AppHarbor: Horizontal vs. Vertical Scaling

Continuing my experiments with AppHarbor, this time it’s all about scaling

As a hosting company AppHarbor do a splendid job of simplifying the process of server configuration, with a minimalist approach that appealed to me instantly when I first saw it. But I’m assuming I’m not the only one who’s a little perplexed by the server scaling options with which one can tinker. Having used AppHarbor for a number of years for prototypes and modest SaaS projects I openly admit that I’ve never had to delve too deeply into the complexities of worker process scaling – the most I’ve done up to now is add an extra worker or two, having made safe assumptions about the definition of “horizontal scaling” and its effects.“Vertical scaling”, however, remained an enigma to me, the question is: why and when would it be useful?
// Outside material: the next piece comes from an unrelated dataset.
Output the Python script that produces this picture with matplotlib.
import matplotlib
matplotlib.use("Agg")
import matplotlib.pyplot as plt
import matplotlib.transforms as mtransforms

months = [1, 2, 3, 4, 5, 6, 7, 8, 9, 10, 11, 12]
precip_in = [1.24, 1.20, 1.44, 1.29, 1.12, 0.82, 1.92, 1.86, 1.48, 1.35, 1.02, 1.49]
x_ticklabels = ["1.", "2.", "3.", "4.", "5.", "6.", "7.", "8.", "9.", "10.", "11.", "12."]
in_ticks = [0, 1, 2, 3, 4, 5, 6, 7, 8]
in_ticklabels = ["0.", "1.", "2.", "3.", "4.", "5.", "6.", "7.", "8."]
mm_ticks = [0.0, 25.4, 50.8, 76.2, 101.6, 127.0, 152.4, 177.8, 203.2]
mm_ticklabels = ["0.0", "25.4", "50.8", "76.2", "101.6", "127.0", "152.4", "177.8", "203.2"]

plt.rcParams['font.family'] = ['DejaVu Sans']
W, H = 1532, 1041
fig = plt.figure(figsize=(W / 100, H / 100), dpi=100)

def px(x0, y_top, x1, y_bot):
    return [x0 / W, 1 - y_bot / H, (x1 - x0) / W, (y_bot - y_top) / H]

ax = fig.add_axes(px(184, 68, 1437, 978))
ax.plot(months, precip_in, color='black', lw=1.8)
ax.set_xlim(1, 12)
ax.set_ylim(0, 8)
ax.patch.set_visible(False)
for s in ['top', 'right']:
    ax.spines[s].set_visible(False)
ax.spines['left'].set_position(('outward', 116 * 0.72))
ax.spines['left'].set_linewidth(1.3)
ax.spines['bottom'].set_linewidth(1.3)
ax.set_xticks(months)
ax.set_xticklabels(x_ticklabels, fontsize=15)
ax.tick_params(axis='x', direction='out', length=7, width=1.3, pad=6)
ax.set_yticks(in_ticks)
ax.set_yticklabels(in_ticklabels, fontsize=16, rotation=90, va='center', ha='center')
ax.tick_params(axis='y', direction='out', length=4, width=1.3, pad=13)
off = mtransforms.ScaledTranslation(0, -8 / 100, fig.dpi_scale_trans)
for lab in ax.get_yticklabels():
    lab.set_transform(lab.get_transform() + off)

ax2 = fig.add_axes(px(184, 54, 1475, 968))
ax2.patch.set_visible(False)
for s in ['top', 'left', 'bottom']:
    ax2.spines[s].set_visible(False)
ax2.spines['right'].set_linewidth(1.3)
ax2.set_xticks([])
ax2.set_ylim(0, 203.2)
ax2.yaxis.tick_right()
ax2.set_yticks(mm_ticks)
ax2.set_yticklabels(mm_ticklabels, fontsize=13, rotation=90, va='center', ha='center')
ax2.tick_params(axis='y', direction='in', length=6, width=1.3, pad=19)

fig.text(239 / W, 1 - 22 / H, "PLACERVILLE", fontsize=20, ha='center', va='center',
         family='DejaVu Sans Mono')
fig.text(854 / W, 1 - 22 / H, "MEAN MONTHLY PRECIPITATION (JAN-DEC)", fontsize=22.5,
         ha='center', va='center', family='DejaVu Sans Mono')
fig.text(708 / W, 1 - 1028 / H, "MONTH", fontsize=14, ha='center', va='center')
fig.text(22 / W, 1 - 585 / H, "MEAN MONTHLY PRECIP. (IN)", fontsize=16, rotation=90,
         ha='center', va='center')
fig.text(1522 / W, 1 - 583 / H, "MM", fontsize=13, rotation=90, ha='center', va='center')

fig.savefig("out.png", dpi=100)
As 2015 is turning out to be a big year for my SaaS rollouts it was time I got myself schooled. A quick email to AppHarbor’s support guys garnered the following explanation:

You’d usually scale out to multiple workers (i.e. instances of your app running multiple servers) to increase your throughput, parallel processing and/or to increase availability of your application. Vertical scaling is usually beneficial when you need more worker resources per worker – for instance, you might want to process a CPU-intensive workload faster, and 2-4x the CPU resources would help you do that. Vertical scaling is described in more detail in this blog post which also provides common use cases for choosing this over (or in combination with) horizontal scaling.
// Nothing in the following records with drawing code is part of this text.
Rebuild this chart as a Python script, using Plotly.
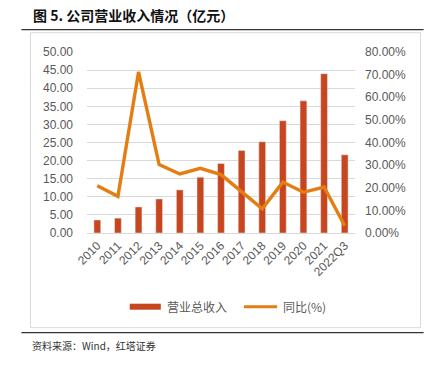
import plotly.graph_objects as go

categories = ["2010", "2011", "2012", "2013", "2014", "2015", "2016",
              "2017", "2018", "2019", "2020", "2021", "2022Q3"]
revenue = [3.6, 4.1, 7.2, 9.4, 11.9, 15.4, 19.2, 22.8, 25.2, 31.0, 36.5, 44.0, 21.6]
yoy = [0.209, 0.162, 0.712, 0.302, 0.261, 0.286, 0.258, 0.184, 0.107, 0.225, 0.180, 0.203, 0.032]

BAR_COLOR = "#C8461E"
LINE_COLOR = "#E47E12"
TICK_COLOR = "#595959"

W, H = 433, 370
# plot area in page pixels
L, R = 87.4, 354.6
T, B = 52.3, 233.3


def px(x):
    return (x - L) / (R - L)


def py(y):
    return (B - y) / (B - T)


fig = go.Figure()
fig.add_trace(go.Bar(x=categories, y=revenue, marker_color=BAR_COLOR, width=0.33,
                     name="营业总收入", showlegend=False))
fig.add_trace(go.Scatter(x=categories, y=yoy, mode="lines", yaxis="y2",
                         line=dict(color=LINE_COLOR, width=3.4), name="同比(%)",
                         showlegend=False))

font_tick = dict(family="Liberation Sans, Arial", size=12, color=TICK_COLOR)

fig.update_layout(
    width=W, height=H,
    margin=dict(l=L, r=W - R, t=T, b=H - B),
    paper_bgcolor="white", plot_bgcolor="white",
    xaxis=dict(type="category", tickangle=-45, tickfont=font_tick,
               showline=True, linecolor="#D9D9D9", linewidth=1,
               ticks="", showgrid=False, range=[-0.5, 12.5]),
    yaxis=dict(range=[0, 50], dtick=5, tickformat=".2f", tickfont=font_tick,
               showgrid=True, gridcolor="#D9D9D9", gridwidth=1, zeroline=False,
               ticks="", ticklabelstandoff=13),
    yaxis2=dict(range=[0, 0.8], dtick=0.1, tickformat=".2%", tickfont=font_tick,
                overlaying="y", side="right", showgrid=False, zeroline=False,
                ticks="", ticklabelstandoff=9),
    showlegend=False,
)

shapes = []
# frame
shapes.append(dict(type="rect", xref="paper", yref="paper",
                   x0=px(31), x1=px(420), y0=py(328), y1=py(33),
                   line=dict(color="#D9D9D9", width=1), layer="below"))
# dark lines
for yy in (30, 333):
    shapes.append(dict(type="line", xref="paper", yref="paper",
                       x0=px(22), x1=px(423), y0=py(yy), y1=py(yy),
                       line=dict(color="#333333", width=1.2)))
# legend swatches
shapes.append(dict(type="rect", xref="paper", yref="paper",
                   x0=px(130), x1=px(161), y0=py(310), y1=py(304),
                   fillcolor=BAR_COLOR, line=dict(width=0)))
shapes.append(dict(type="line", xref="paper", yref="paper",
                   x0=px(244), x1=px(277), y0=py(307), y1=py(307),
                   line=dict(color=LINE_COLOR, width=3)))
fig.update_layout(shapes=shapes)

ann = []
ann.append(dict(text="<b>图 5. 公司营业收入情况（亿元）</b>", xref="paper", yref="paper",
                x=px(32), y=py(15.5), xanchor="left", yanchor="middle", showarrow=False,
                font=dict(family="Noto Sans CJK SC", size=14, color="#111111")))
ann.append(dict(text="营业总收入", xref="paper", yref="paper",
                x=px(165), y=py(307), xanchor="left", yanchor="middle", showarrow=False,
                font=dict(family="Noto Sans CJK SC", size=12, color=TICK_COLOR)))
ann.append(dict(text="同比(%)", xref="paper", yref="paper",
                x=px(281), y=py(307), xanchor="left", yanchor="middle", showarrow=False,
                font=dict(family="Noto Sans CJK SC", size=12, color=TICK_COLOR)))
ann.append(dict(text="资料来源：Wind，红塔证券", xref="paper", yref="paper",
                x=px(31), y=py(346), xanchor="left", yanchor="middle", showarrow=False,
                font=dict(family="Noto Sans CJK SC", size=10, color="#333333")))
fig.update_layout(annotations=ann)

fig.write_html("out.html", config={"displayModeBar": False},
               post_script="document.body.style.margin='0';")
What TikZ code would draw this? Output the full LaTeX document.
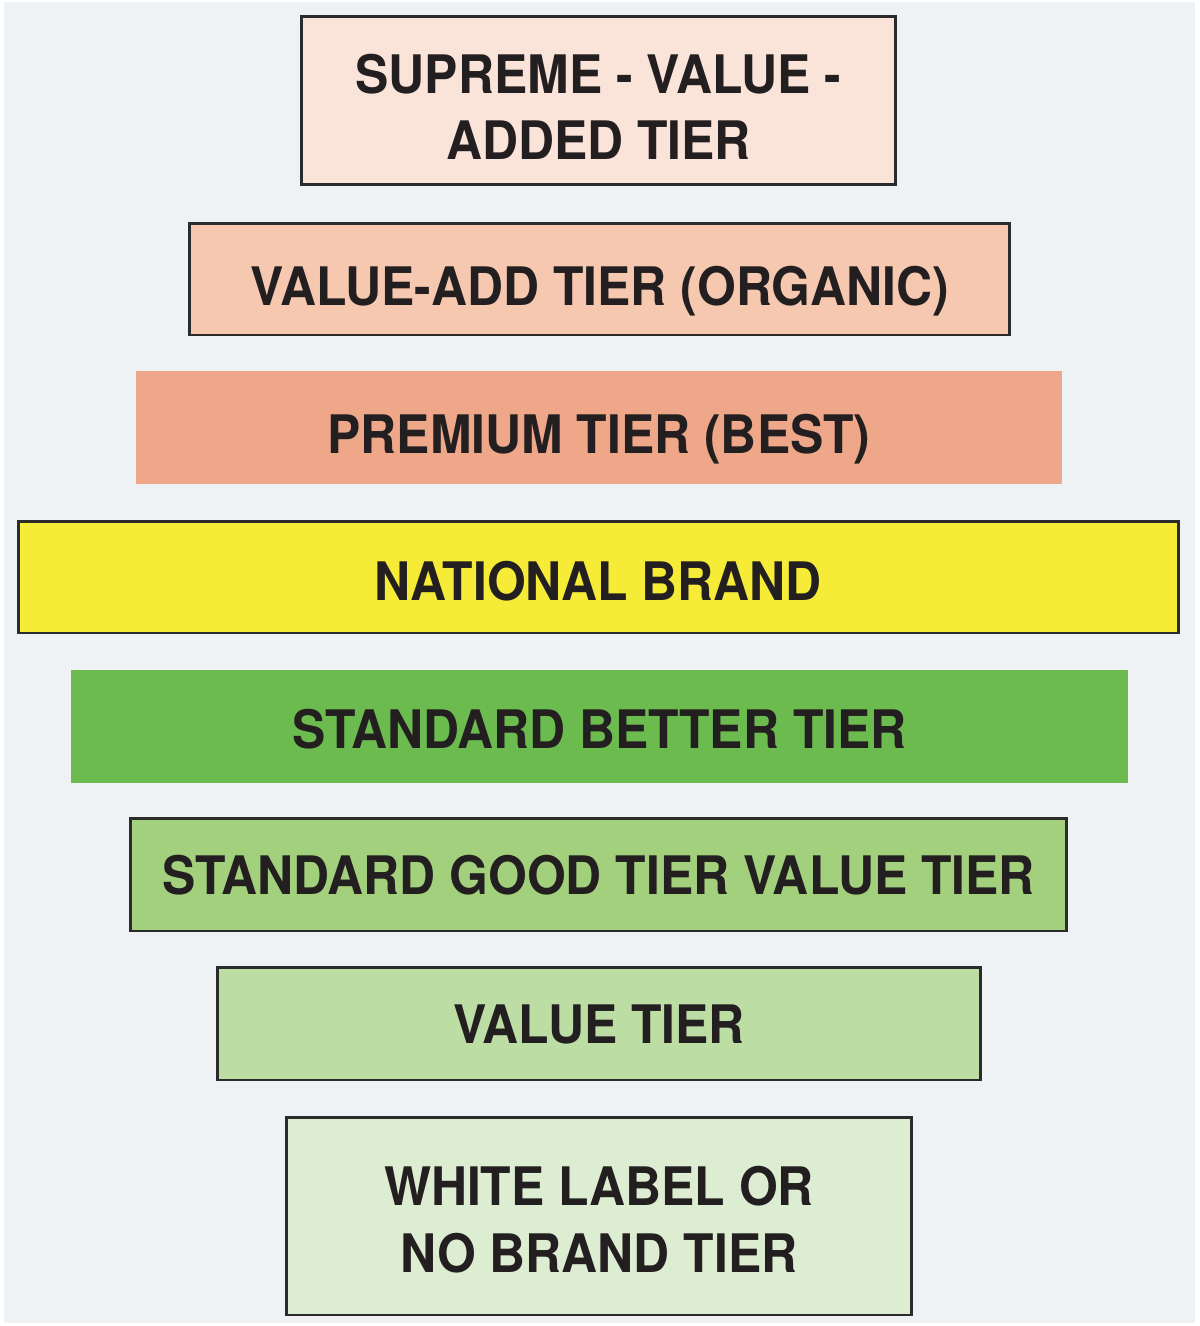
\documentclass[tikz,border=0pt]{standalone}
\usepackage{fontspec}
\setmainfont{TeX Gyre Heros}[FakeStretch=0.94]
\usepackage{xcolor}
\usepackage{tikz}

\definecolor{panelbg}{HTML}{EEF2F5}
\definecolor{inkdark}{HTML}{231F20}
\definecolor{edgedark}{HTML}{2B2B2B}
\definecolor{supremefill}{HTML}{FAE3D9}
\definecolor{valueaddfill}{HTML}{F5C8AF}
\definecolor{premiumfill}{HTML}{EEA889}
\definecolor{nationalfill}{HTML}{F6EB36}
\definecolor{betterfill}{HTML}{6CBB4F}
\definecolor{goodfill}{HTML}{A3D07C}
\definecolor{valuefill}{HTML}{BCDDA4}
\definecolor{whitelabelfill}{HTML}{DCEDD1}

\tikzset{
    tier/.style={rectangle, inner sep=0pt, align=center, text=inkdark,
        font=\fontsize{30.2}{38.1}\selectfont\bfseries},
    framed/.style={tier, draw=edgedark, line width=1.7pt},
    capline/.style={text height=#1, text depth=0pt}
}

\begin{document}
\begin{tikzpicture}[x=0.02cm,y=-0.02cm]
    % Page and panel
    \useasboundingbox (0,0) rectangle (1200,1326);
    \fill[panelbg] (4,2) rectangle (1195,1323);

    % Tiers, top to bottom
    \node[framed, fill=supremefill, minimum width=11.9cm, minimum height=3.38cm, capline=67.7pt] (supreme) at (598.5,100.5) {SUPREME - VALUE -\\ADDED TIER};
    \node[framed, fill=valueaddfill, minimum width=16.42cm, minimum height=2.24cm, capline=29.6pt] (valueadd) at (599.5,279) {VALUE-ADD TIER (ORGANIC)};
    \node[tier, fill=premiumfill, minimum width=18.52cm, minimum height=2.26cm, capline=29.1pt] (premium) at (599,427.5) {PREMIUM TIER (BEST)};
    \node[framed, fill=nationalfill, minimum width=23.22cm, minimum height=2.24cm, capline=26.8pt] (national) at (598.5,577) {NATIONAL BRAND};
    \node[tier, fill=betterfill, minimum width=21.14cm, minimum height=2.26cm, capline=24.5pt] (better) at (599.5,726.5) {STANDARD BETTER TIER};
    \node[framed, fill=goodfill, minimum width=18.74cm, minimum height=2.26cm, capline=22.8pt] (good) at (598.5,874.5) {STANDARD GOOD TIER VALUE TIER};
    \node[framed, fill=valuefill, minimum width=15.28cm, minimum height=2.26cm, capline=22.8pt] (value) at (599,1023.5) {VALUE TIER};
    \node[framed, fill=whitelabelfill, minimum width=12.52cm, minimum height=3.96cm, capline=64.3pt] (whitelabel) at (599,1216) {WHITE LABEL OR\\NO BRAND TIER};
\end{tikzpicture}
\end{document}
Having read this explanation and the recommended blog post, and using my own SaaS projects as an example, I have surmised the following:

  • TuitionKit has a mundane computational complexity (mostly regular CRUD operations) but has a large user volume. An ongoing increase in user sign-ups will require more worker processes (horizontal scaling) to cope with the increase in page requests. As the system doesn’t do anything overly complex over and above serving pages and querying databases the horizontal scaling should cover most growth scenarios.
  • RopeWeaver involves serious number crunching for each company customer at a set number of times per day. The periodic nature of the computationally-heavy calculations means that they are done on a background worker process, removing the burden from the main web server thread, which does make it easier to manage the scaling. Ultimately most of the work is to be migrated to the database tier and done in T-SQL stored procedures, which will remove the burden from the web server entirely. Whilst it is obvious that careful management of vertical scaling is required, as a decision support system intended for use in factories and warehouses (where most users tend to be logged in for extended periods of time, e.g. an 8 hour shift) I fear a horizontal scaling aspect will also come into play. RopeWeaver poses a tricky server resource conundrum which I’ll have to experiment with further before I can come to any proper conclusions.